Arriving driven from the ignorant sea

To hurt itself on pane, on bark of elm

Where sap unbaffled rises, being spring:”

Nature has its own course, doesn’t question, only exists. It has no choices to make. Machines have their own unpassable time.

This human speaker does all the work, but hasn’t done the work.

We don’t know really what choice he will make, and perhaps this is the frustration or even the beauty of the poem. Here in this moment near the watershed, we sense only anticipation and an unnamed, or unshaped consequence, but a choice has to be made, since neither old life nor nature can offer him anything.

The poem ends:

“Near you, taller than grass,

Ears poise before decision, scenting danger.”

Those ears, alert, waiting to hear, trained on danger. Observation has brought us to a decision point and a conclusive exemplar of the poet — always at a watershed, life ruined around him, ears pricked, senses focused, receiving a message none of us mortals can divine.

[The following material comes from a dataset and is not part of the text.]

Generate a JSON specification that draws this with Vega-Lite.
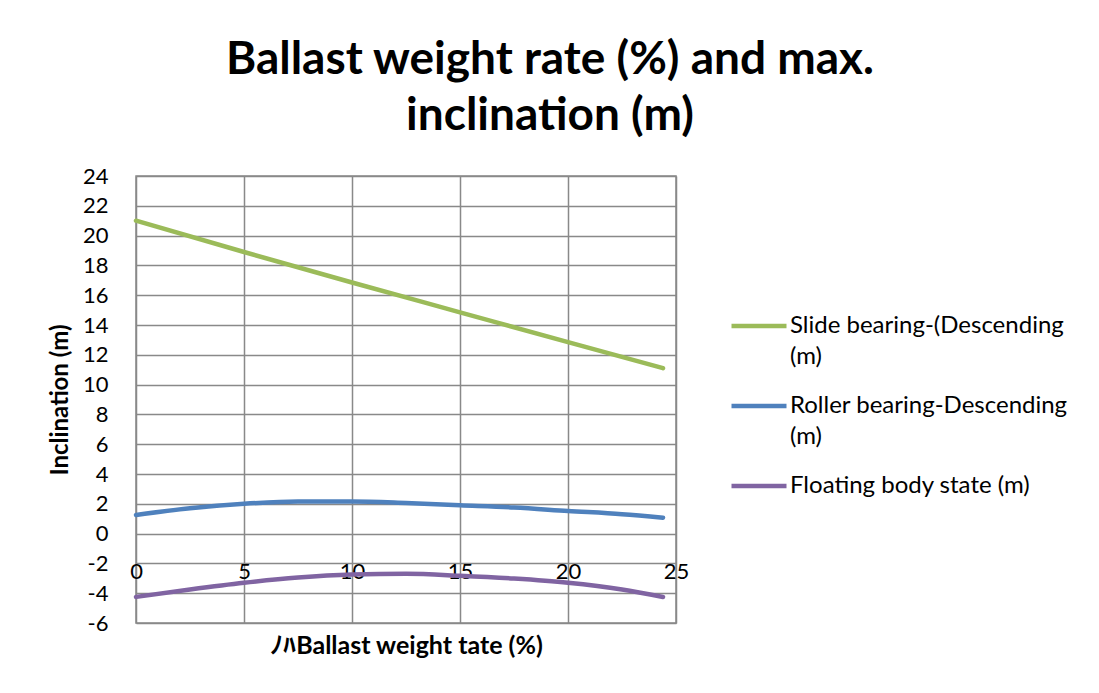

Having made the choice, he can not realise the consequence yet, but all he can sense is the danger of all that he has avoided before. That should be enough, then.

And we are left waiting, in a rather titillating way, to know more. It is the absence of the answer that leaves us more deeply imprinted with the sense that it is only the poet who can give us this.

This particular poet does not believe that he can construct a reality through artifice that we can believe in wholesale. He is all too aware that language fails at being a constructor of reality, but that it can certainly point us down the road. The poet can guide us to a place of hearing it out, sounding it out, feeling it with our own senses, so that is is something that is ours and not just the writer’s.

Where photography captures reality in the light of a moment, poetry casts a spell that puts us at one with our senses, in whatever reality we are in. It is much better than a Polaroid. It is an endless Polaroid that changes its mood but never forgets the environment. It is a portable history in our head, filtered by emotions and experience.

For that, we should be pretty grateful. Not even reality can do that.